About halfway up we came across a dairy farm. The curious thing for someone like me with relatives who were farmers was the lack of any farmers to talk to or actual farming taking place. It looked like a model farm, the kind you play with as a child. The smell of manure wasn’t even that strong. Of course, these are heifers.



Dairy Farm on Gurten 3.jpg

You can see my family way up the road. The thing I couldn’t quite compute was the cylinder of what looked like wet hay to the right in the picture.

Sean Petting Cat on Gurten.jpg

We all stopped to pet a kitty, including Sean, Gwynne’s boyfriend. Gwynne was not around to observe him. My oldest niece is definitely a dog person.


Ulla Olson on the clim up Gurten.jpg

Ulla, my hiking companion, is always decked out in the latest fashion.  When I first met her, in Ithaca at a fancy restaurant, she had on a very short dress and boots.


Anna claimed I looked like Paddington in my sun hat.


Nearing the Top of Gurten


My niece Rebecca looking stylish (note the stripes), her father and my brother, Barth, talking.  They are standing near the gondola that Mom and Hans, always a gentleman, took with her both ways.  I took it going down.  Everyone complained about the downward trip, making me thankful I’d chosen not to walk downhill.



This is a picture from the Bern Tourism website.

The Gurten, a belvedere or summer house at the top of Gurten is quite striking, but what really made us interested was the wedding with its fifties theme: the girls in poodle skirts and pony tails.

2 Responses to “Bern, Focus on Gurten”

  1. Denise September 22, 2016 at 8:57 pm #

    That’s an interesting distinction between picturesque and powerful. It certainly is beautiful framed with the bridges and masonry. The northern Europeans are known for their love of order, aren’t they? Especially in contrast to the Daisy Miller-ish Americans? Or is that an outdated trope? I like your floppy hat and I have a similar one (maybe even floppier) that I have to wear all the time now. Fashionably dressed has been trumped by practical and a concern for wrinkles and gray hair. It happens to the most fashionable of us!

    • Kathryn Mapes ithacalansing tales past and present September 23, 2016 at 12:27 am #

      I should wear the hat more. I would like to see a picture of you in your hat! Mom and I acquired them for the trip. I am trying to go back to using sun block. One of my junior high German teachers said that the German’s love for order helped lead to the rise of Hitler, a thought man have expressed. I don’t think the trope is outdated. All the bathrooms are clean and all the streets in Bern are clean, but I was in tourist areas, so I don’t know how much poverty, if any, exists.

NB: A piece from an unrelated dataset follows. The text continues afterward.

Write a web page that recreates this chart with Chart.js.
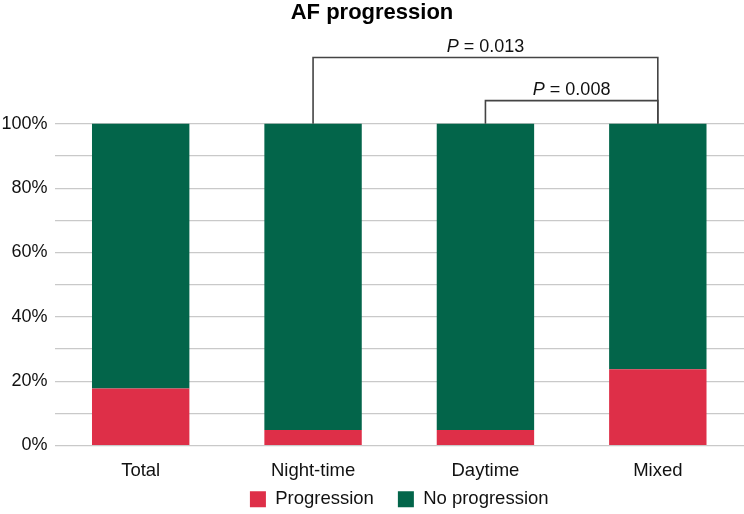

According to an article I read, they do have the problem we have in the U.S. of a big gap between the rich and the middle class. I think part of my feeling about power comes from trying the pastime of the Bernians, which I alluded to and was going to explain in a later blog. I jumped in the 62 degree Aare River and almost immediately went to the side and asked to be pulled out. The water is very cold and fast. My family, except for Mom, was able to do it.